Dengan kata lain, organisasi cendekiawan itu sendiri mengalamai eksperimentasi, dijadikan, lahan vaksinasi. Jadi, dicari supaya kecenderungan aliran-aliran, kecenderungan aliran-aliran, kecenderungan primordial ditampung alur-alur pemikiran yang tidak asli aliran tapi subtitutif. Sama dengan minum teh tidak dengan menggunakan gula asli tapi dengan gula sakarin, gula sintetis.
Kita sudah tidak perlu kuatir dia akan menjadi ideologi kalau sudah begini. Makanya, bagi saya sekarang, ICMI itu sudah tidak berbahaya lagi. Dia sudah tampak, oh dia hanya sekadar aliran Islam sintetis.
Maksudnya, ada pencairan politik aliran?
lya.
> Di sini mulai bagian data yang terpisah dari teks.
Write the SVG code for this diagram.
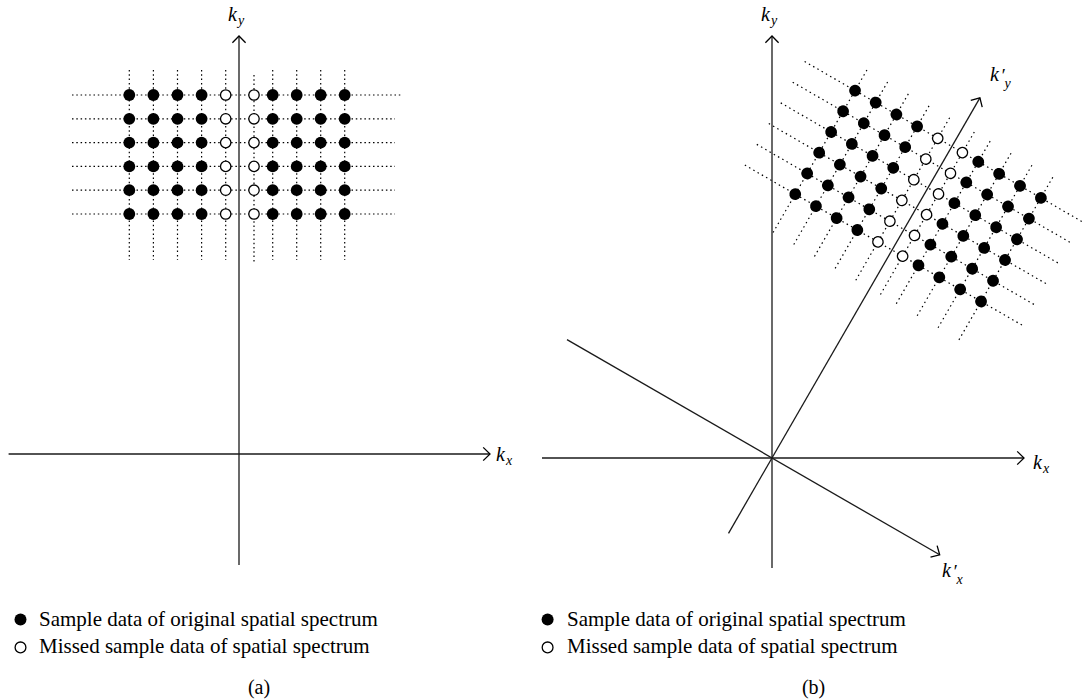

Tapi sayangnya, sudah dipenuhi muatan-muatan emosional, sarat kecurigaan antar golongan sudah semakin membesar. Itu sayang. Itu namanya dolanan dengan biaya mahal.
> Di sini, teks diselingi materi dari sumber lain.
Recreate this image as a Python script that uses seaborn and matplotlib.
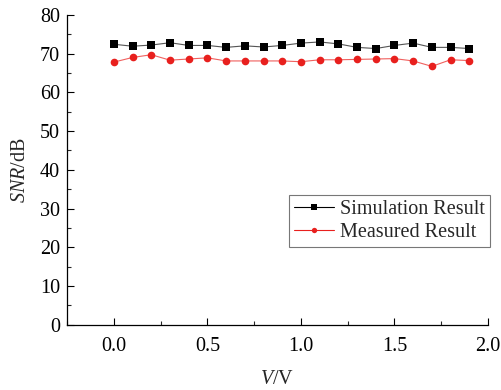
import numpy as np
import pandas as pd
import matplotlib
matplotlib.use('Agg')
import matplotlib.pyplot as plt
import seaborn as sns
from matplotlib.ticker import MultipleLocator, FormatStrFormatter

sns.set_style('ticks')
plt.rcParams['font.family'] = ['Liberation Serif', 'DejaVu Serif']
plt.rcParams['mathtext.fontset'] = 'custom'
plt.rcParams['mathtext.rm'] = 'Liberation Serif'
plt.rcParams['mathtext.it'] = 'Liberation Serif:italic'

# Datos
voltage = [0.0, 0.1, 0.2, 0.3, 0.4, 0.5, 0.6, 0.7, 0.8, 0.9,
           1.0, 1.1, 1.2, 1.3, 1.4, 1.5, 1.6, 1.7, 1.8, 1.9]
sim_snr = [72.4, 71.9, 72.2, 72.8, 72.1, 72.1, 71.6, 72.0, 71.7, 72.1,
           72.7, 73.0, 72.5, 71.6, 71.3, 72.1, 72.7, 71.6, 71.6, 71.3]
meas_snr = [67.8, 69.0, 69.7, 68.3, 68.6, 68.9, 68.1, 68.1, 68.1, 68.1,
            67.9, 68.4, 68.4, 68.5, 68.6, 68.7, 68.1, 66.7, 68.4, 68.2]
series = ['Simulation Result', 'Measured Result']

df = pd.DataFrame({
    'V': voltage * 2,
    'SNR': sim_snr + meas_snr,
    'serie': [series[0]] * len(voltage) + [series[1]] * len(voltage),
})

fig = plt.figure(figsize=(5.01, 3.90), dpi=100)
ax = fig.add_axes([0.134, 0.167, 0.840, 0.795])

sns.lineplot(data=df, x='V', y='SNR', hue='serie', style='serie',
             palette={series[0]: '#000000', series[1]: '#e8201e'},
             markers={series[0]: 's', series[1]: 'o'},
             dashes=False, markersize=5.5, markeredgewidth=0, linewidth=0.8,
             ax=ax, legend=True)

# lineas más claras, marcadores sólidos
lines = ax.get_lines()
lines[0].set_color('#555555'); lines[0].set_markerfacecolor('#000000')
lines[1].set_color('#f0605e'); lines[1].set_markerfacecolor('#e8201e')

ax.set_xlim(-0.25, 2.0)
ax.set_ylim(0, 80)
ax.xaxis.set_major_locator(MultipleLocator(0.5))
ax.xaxis.set_minor_locator(MultipleLocator(0.25))
ax.yaxis.set_major_locator(MultipleLocator(10))
ax.yaxis.set_minor_locator(MultipleLocator(5))
ax.xaxis.set_major_formatter(FormatStrFormatter('%.1f'))
ax.tick_params(which='major', direction='in', length=5, width=0.8, labelsize=14.5, colors='black')
ax.tick_params(axis='x', which='major', pad=9)
ax.tick_params(axis='y', which='major', pad=5)
ax.tick_params(which='minor', direction='in', length=3, width=0.8)
ax.set_xlabel(r'$\mathit{V}$/V', fontsize=14.5, labelpad=10)
ax.set_ylabel(r'$\mathit{SNR}$/dB', fontsize=14.5, labelpad=7)
for s in ['top', 'right']:
    ax.spines[s].set_visible(False)
for s in ['left', 'bottom']:
    ax.spines[s].set_color('black')
    ax.spines[s].set_linewidth(0.9)

leg = ax.legend(loc='center right', bbox_to_anchor=(1.005, 0.335), fontsize=14.5, frameon=True,
                fancybox=False, edgecolor='#555555', handlelength=2.0, handletextpad=0.3,
                borderpad=0.25, labelspacing=0.15, borderaxespad=0, markerscale=0.7)
leg.get_frame().set_linewidth(0.8)

plt.savefig('out.png', dpi=100)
Makna kemunculan ICKI itu sendiri?
Lagi-lagi, ingatan cendekiawan dikaitkan dengan upaya memasuki sistem kekuasaan. Di ICMI kayak gitu, di ICKI juga gitu.
Ada anggapan erosi kebangsaan?
Menurut saya, yang mengalami erosi itu semangatnya, tetapi kalau wawasannya mengalami perluasan Artinya, kebangsaan kita sekarang ini tidak lagi hanya sekadar membesarkan nama Indonesia, membesarkan masa lampau. Minimal sudah dipengaruhi oleh spektrum persamaan nasib negara berkembang, Jadi, wawasan kebangsaan sudah menjadi wawasan gerakan non-blok dan seterusnya itu. Dunia ketiga, negara miskin. Dengan kata lain, wawasan kebangsaan kita sebenarnya di hadapkan pada kemapanan kapitalistik.
Apakah berdirinya ICKI ini bukan reaksi atas lahirnya ICMI?
Tidak. Karena seperti yang saya katakan, kalau ICMI itu digunakan sebagai wahana untuk sekadar memasuki sistem kekuasaan dan ICKI ternyata juga begitu, ya sudah. Masalahnya sudah tidak serius lagi. Tidak merupakan ancaman serius bagi semangat kebangsaan kita atau semangat keagamaan kita. Ternyata mok ngono-ngono tok (cuman begitu-begitu saja).